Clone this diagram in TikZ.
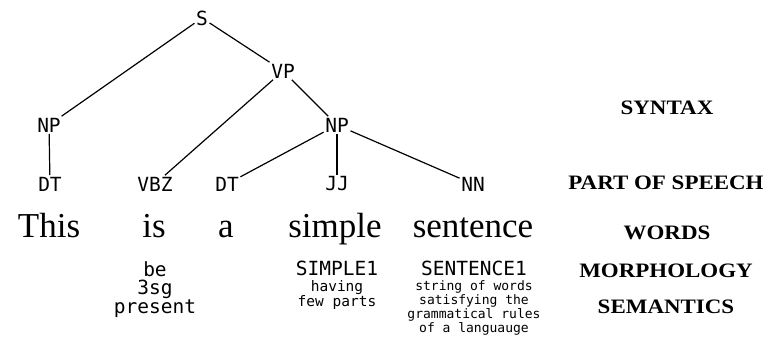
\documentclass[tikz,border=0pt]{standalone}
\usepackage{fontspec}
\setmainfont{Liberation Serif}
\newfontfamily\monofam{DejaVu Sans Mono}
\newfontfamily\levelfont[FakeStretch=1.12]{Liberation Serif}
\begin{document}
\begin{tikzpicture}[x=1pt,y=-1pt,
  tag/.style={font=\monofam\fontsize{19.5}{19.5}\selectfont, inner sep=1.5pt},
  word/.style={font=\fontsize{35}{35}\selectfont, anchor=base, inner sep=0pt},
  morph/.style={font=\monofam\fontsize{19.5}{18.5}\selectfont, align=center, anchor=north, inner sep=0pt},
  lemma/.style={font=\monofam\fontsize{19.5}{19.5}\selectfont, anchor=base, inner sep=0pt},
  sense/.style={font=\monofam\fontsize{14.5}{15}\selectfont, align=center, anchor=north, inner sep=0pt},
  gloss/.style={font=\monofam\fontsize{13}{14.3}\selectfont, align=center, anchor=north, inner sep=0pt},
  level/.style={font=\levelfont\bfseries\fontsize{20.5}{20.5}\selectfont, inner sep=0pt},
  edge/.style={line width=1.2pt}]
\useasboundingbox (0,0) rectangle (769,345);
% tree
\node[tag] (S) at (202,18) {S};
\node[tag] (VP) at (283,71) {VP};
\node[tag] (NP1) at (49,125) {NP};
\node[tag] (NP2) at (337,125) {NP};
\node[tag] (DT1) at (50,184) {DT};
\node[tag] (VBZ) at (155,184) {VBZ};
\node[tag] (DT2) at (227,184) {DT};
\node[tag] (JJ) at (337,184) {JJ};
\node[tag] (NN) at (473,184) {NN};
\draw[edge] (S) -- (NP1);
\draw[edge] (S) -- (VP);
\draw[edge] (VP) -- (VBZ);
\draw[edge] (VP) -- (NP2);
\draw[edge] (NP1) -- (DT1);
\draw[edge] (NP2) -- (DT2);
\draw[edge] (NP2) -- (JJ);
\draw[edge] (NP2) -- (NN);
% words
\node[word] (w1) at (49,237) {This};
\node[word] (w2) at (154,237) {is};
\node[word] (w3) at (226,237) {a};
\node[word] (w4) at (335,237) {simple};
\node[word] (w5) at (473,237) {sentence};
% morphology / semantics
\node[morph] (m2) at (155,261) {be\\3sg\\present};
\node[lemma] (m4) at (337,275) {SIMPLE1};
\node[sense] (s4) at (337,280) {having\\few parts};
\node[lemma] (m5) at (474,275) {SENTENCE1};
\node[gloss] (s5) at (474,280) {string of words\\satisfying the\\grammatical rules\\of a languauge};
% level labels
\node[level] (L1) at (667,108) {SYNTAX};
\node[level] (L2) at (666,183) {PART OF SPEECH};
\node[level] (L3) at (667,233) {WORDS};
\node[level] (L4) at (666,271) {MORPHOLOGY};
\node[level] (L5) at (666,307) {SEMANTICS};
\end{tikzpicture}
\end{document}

++++

• _TO DO_
Reproduce the material word for word. Any pictures should be left out of the copy.

• _SOLUTION TO THE PROBLEM_
Clone this diagram in TikZ.
\documentclass[tikz,border=0pt]{standalone}
\usepackage{fontspec}
\setmainfont{Liberation Serif}
\newfontfamily\monofam{DejaVu Sans Mono}
\newfontfamily\levelfont[FakeStretch=1.12]{Liberation Serif}
\begin{document}
\begin{tikzpicture}[x=1pt,y=-1pt,
  tag/.style={font=\monofam\fontsize{19.5}{19.5}\selectfont, inner sep=1.5pt},
  word/.style={font=\fontsize{35}{35}\selectfont, anchor=base, inner sep=0pt},
  morph/.style={font=\monofam\fontsize{19.5}{18.5}\selectfont, align=center, anchor=north, inner sep=0pt},
  lemma/.style={font=\monofam\fontsize{19.5}{19.5}\selectfont, anchor=base, inner sep=0pt},
  sense/.style={font=\monofam\fontsize{14.5}{15}\selectfont, align=center, anchor=north, inner sep=0pt},
  gloss/.style={font=\monofam\fontsize{13}{14.3}\selectfont, align=center, anchor=north, inner sep=0pt},
  level/.style={font=\levelfont\bfseries\fontsize{20.5}{20.5}\selectfont, inner sep=0pt},
  edge/.style={line width=1.2pt}]
\useasboundingbox (0,0) rectangle (769,345);
% tree
\node[tag] (S) at (202,18) {S};
\node[tag] (VP) at (283,71) {VP};
\node[tag] (NP1) at (49,125) {NP};
\node[tag] (NP2) at (337,125) {NP};
\node[tag] (DT1) at (50,184) {DT};
\node[tag] (VBZ) at (155,184) {VBZ};
\node[tag] (DT2) at (227,184) {DT};
\node[tag] (JJ) at (337,184) {JJ};
\node[tag] (NN) at (473,184) {NN};
\draw[edge] (S) -- (NP1);
\draw[edge] (S) -- (VP);
\draw[edge] (VP) -- (VBZ);
\draw[edge] (VP) -- (NP2);
\draw[edge] (NP1) -- (DT1);
\draw[edge] (NP2) -- (DT2);
\draw[edge] (NP2) -- (JJ);
\draw[edge] (NP2) -- (NN);
% words
\node[word] (w1) at (49,237) {This};
\node[word] (w2) at (154,237) {is};
\node[word] (w3) at (226,237) {a};
\node[word] (w4) at (335,237) {simple};
\node[word] (w5) at (473,237) {sentence};
% morphology / semantics
\node[morph] (m2) at (155,261) {be\\3sg\\present};
\node[lemma] (m4) at (337,275) {SIMPLE1};
\node[sense] (s4) at (337,280) {having\\few parts};
\node[lemma] (m5) at (474,275) {SENTENCE1};
\node[gloss] (s5) at (474,280) {string of words\\satisfying the\\grammatical rules\\of a languauge};
% level labels
\node[level] (L1) at (667,108) {SYNTAX};
\node[level] (L2) at (666,183) {PART OF SPEECH};
\node[level] (L3) at (667,233) {WORDS};
\node[level] (L4) at (666,271) {MORPHOLOGY};
\node[level] (L5) at (666,307) {SEMANTICS};
\end{tikzpicture}
\end{document}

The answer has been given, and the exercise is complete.